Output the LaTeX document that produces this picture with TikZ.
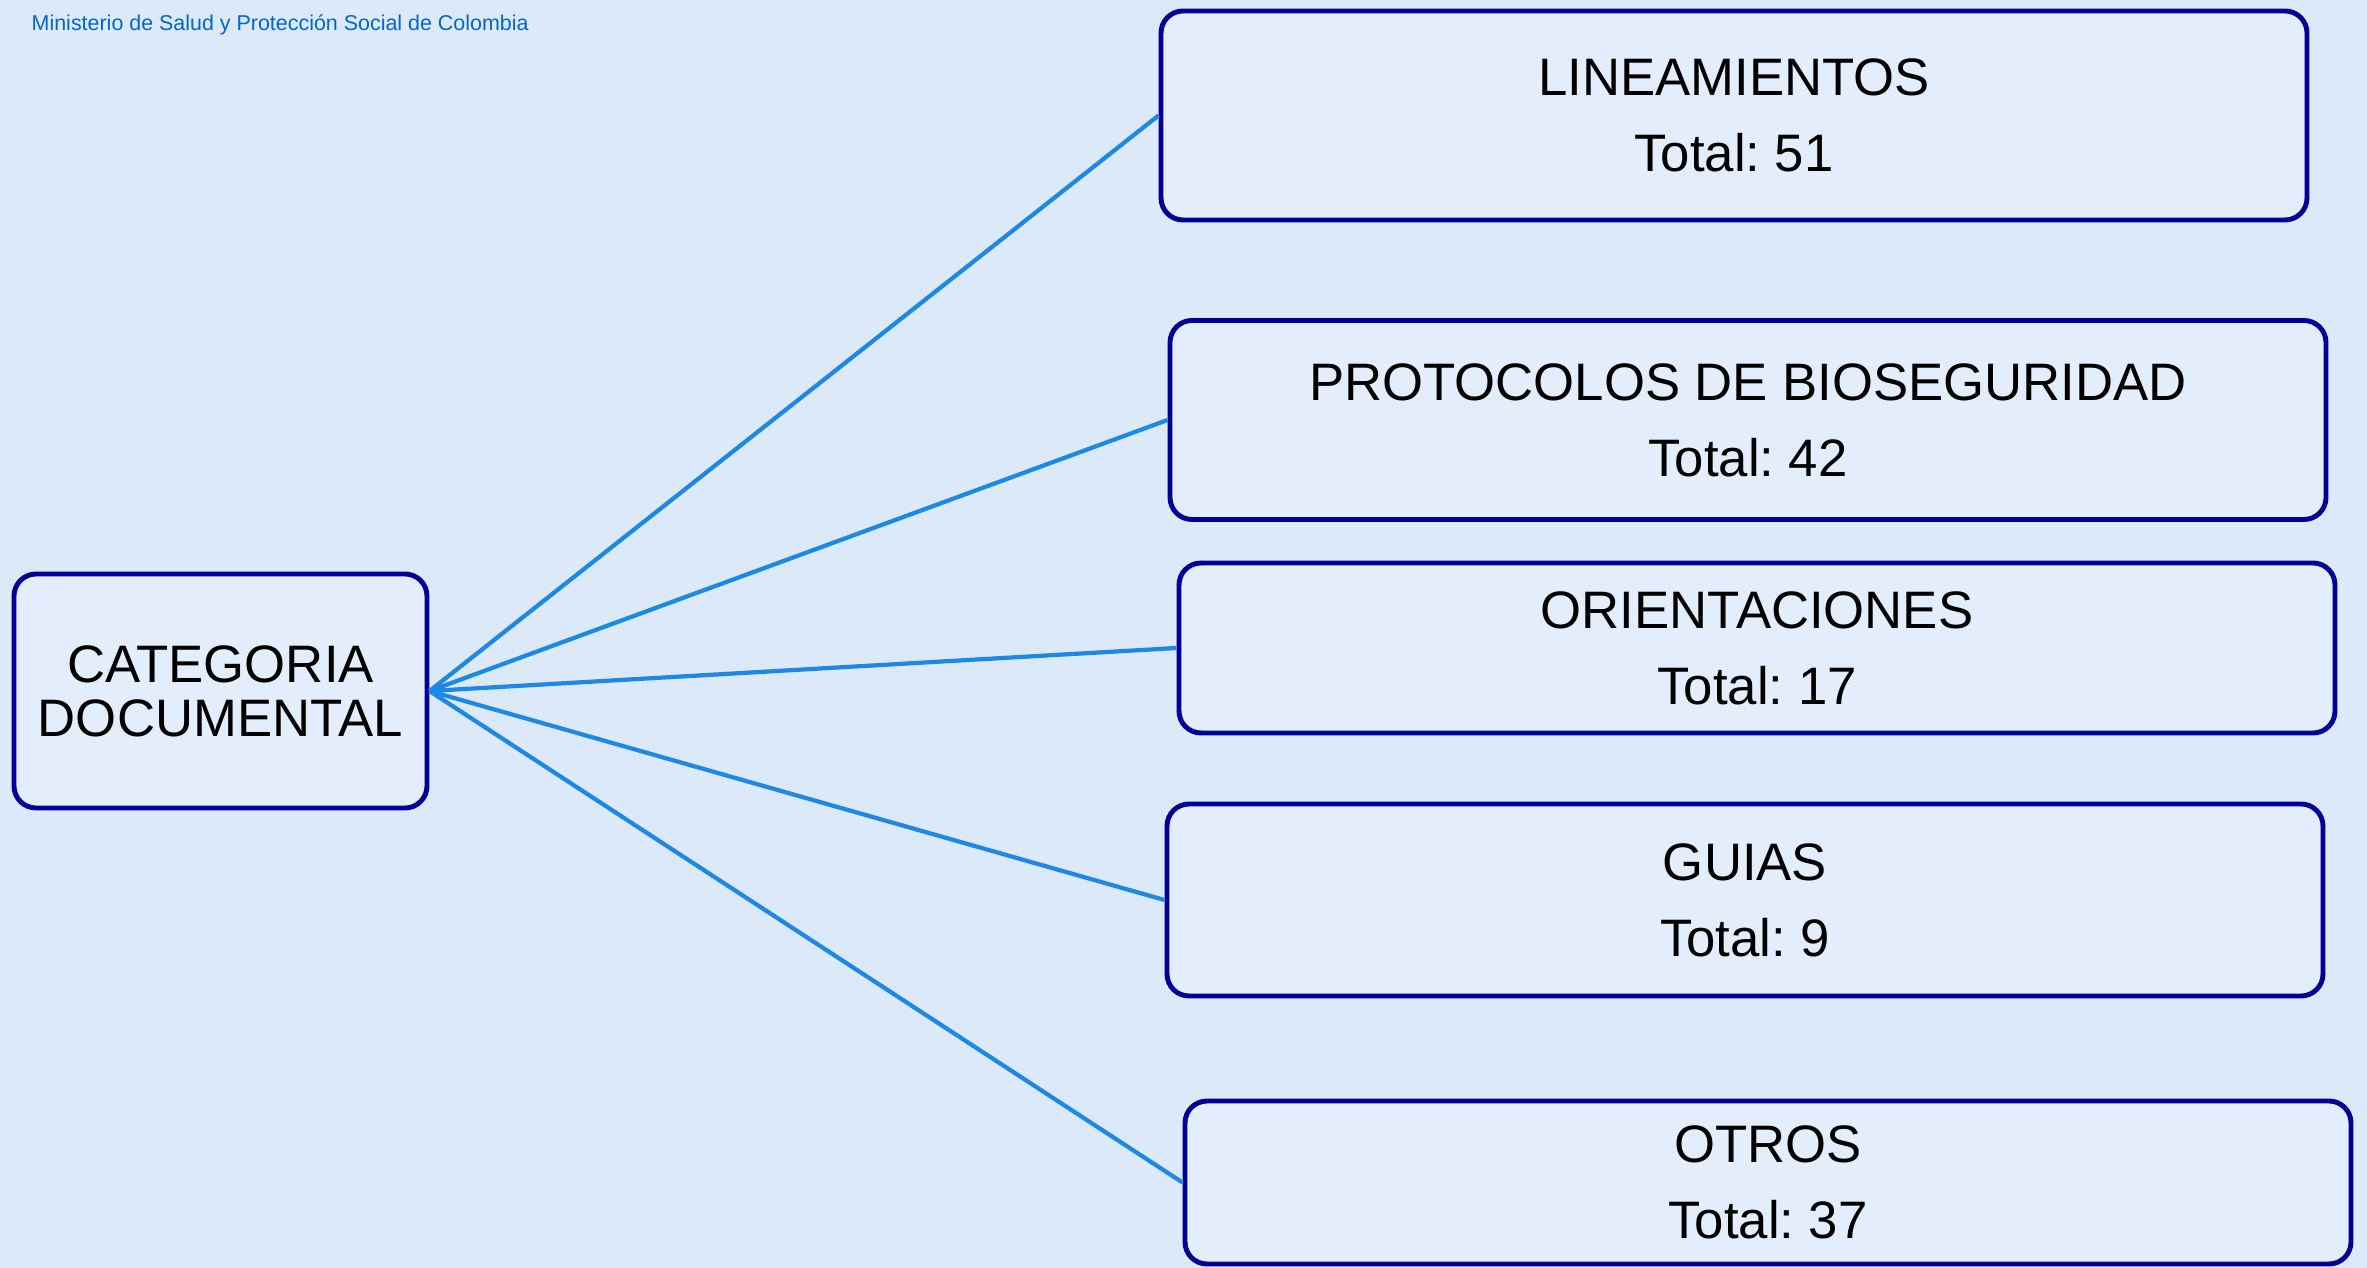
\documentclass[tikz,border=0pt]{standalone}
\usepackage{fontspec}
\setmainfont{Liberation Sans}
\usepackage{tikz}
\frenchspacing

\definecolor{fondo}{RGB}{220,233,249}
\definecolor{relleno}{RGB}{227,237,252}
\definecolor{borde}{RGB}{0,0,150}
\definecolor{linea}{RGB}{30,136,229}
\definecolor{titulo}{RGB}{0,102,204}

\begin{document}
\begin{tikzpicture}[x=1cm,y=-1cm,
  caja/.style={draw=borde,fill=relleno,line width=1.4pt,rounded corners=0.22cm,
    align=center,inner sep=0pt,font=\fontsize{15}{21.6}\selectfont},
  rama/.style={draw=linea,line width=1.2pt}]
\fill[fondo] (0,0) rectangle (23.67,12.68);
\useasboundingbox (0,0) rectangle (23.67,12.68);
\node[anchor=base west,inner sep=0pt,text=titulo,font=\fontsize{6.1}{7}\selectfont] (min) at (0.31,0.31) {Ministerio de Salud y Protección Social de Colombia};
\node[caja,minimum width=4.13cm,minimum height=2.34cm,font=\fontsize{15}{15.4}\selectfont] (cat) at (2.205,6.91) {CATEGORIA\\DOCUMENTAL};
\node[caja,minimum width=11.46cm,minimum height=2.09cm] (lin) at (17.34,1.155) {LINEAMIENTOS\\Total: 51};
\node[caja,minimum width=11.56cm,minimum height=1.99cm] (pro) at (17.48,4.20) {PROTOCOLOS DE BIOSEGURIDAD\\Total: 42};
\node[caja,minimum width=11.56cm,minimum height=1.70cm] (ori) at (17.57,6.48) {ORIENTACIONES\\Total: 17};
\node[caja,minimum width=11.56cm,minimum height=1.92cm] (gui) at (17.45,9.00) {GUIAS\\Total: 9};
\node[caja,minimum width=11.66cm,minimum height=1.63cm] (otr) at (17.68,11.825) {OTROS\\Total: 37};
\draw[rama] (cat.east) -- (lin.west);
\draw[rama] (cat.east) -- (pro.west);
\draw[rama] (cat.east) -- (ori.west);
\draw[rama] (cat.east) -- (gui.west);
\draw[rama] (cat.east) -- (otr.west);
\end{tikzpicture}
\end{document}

● Aim: The listing above needs to be output again exactly. Don't include the pictures.

● Exercise solution:
Output the LaTeX document that produces this picture with TikZ.
\documentclass[tikz,border=0pt]{standalone}
\usepackage{fontspec}
\setmainfont{Liberation Sans}
\usepackage{tikz}
\frenchspacing

\definecolor{fondo}{RGB}{220,233,249}
\definecolor{relleno}{RGB}{227,237,252}
\definecolor{borde}{RGB}{0,0,150}
\definecolor{linea}{RGB}{30,136,229}
\definecolor{titulo}{RGB}{0,102,204}

\begin{document}
\begin{tikzpicture}[x=1cm,y=-1cm,
  caja/.style={draw=borde,fill=relleno,line width=1.4pt,rounded corners=0.22cm,
    align=center,inner sep=0pt,font=\fontsize{15}{21.6}\selectfont},
  rama/.style={draw=linea,line width=1.2pt}]
\fill[fondo] (0,0) rectangle (23.67,12.68);
\useasboundingbox (0,0) rectangle (23.67,12.68);
\node[anchor=base west,inner sep=0pt,text=titulo,font=\fontsize{6.1}{7}\selectfont] (min) at (0.31,0.31) {Ministerio de Salud y Protección Social de Colombia};
\node[caja,minimum width=4.13cm,minimum height=2.34cm,font=\fontsize{15}{15.4}\selectfont] (cat) at (2.205,6.91) {CATEGORIA\\DOCUMENTAL};
\node[caja,minimum width=11.46cm,minimum height=2.09cm] (lin) at (17.34,1.155) {LINEAMIENTOS\\Total: 51};
\node[caja,minimum width=11.56cm,minimum height=1.99cm] (pro) at (17.48,4.20) {PROTOCOLOS DE BIOSEGURIDAD\\Total: 42};
\node[caja,minimum width=11.56cm,minimum height=1.70cm] (ori) at (17.57,6.48) {ORIENTACIONES\\Total: 17};
\node[caja,minimum width=11.56cm,minimum height=1.92cm] (gui) at (17.45,9.00) {GUIAS\\Total: 9};
\node[caja,minimum width=11.66cm,minimum height=1.63cm] (otr) at (17.68,11.825) {OTROS\\Total: 37};
\draw[rama] (cat.east) -- (lin.west);
\draw[rama] (cat.east) -- (pro.west);
\draw[rama] (cat.east) -- (ori.west);
\draw[rama] (cat.east) -- (gui.west);
\draw[rama] (cat.east) -- (otr.west);
\end{tikzpicture}
\end{document}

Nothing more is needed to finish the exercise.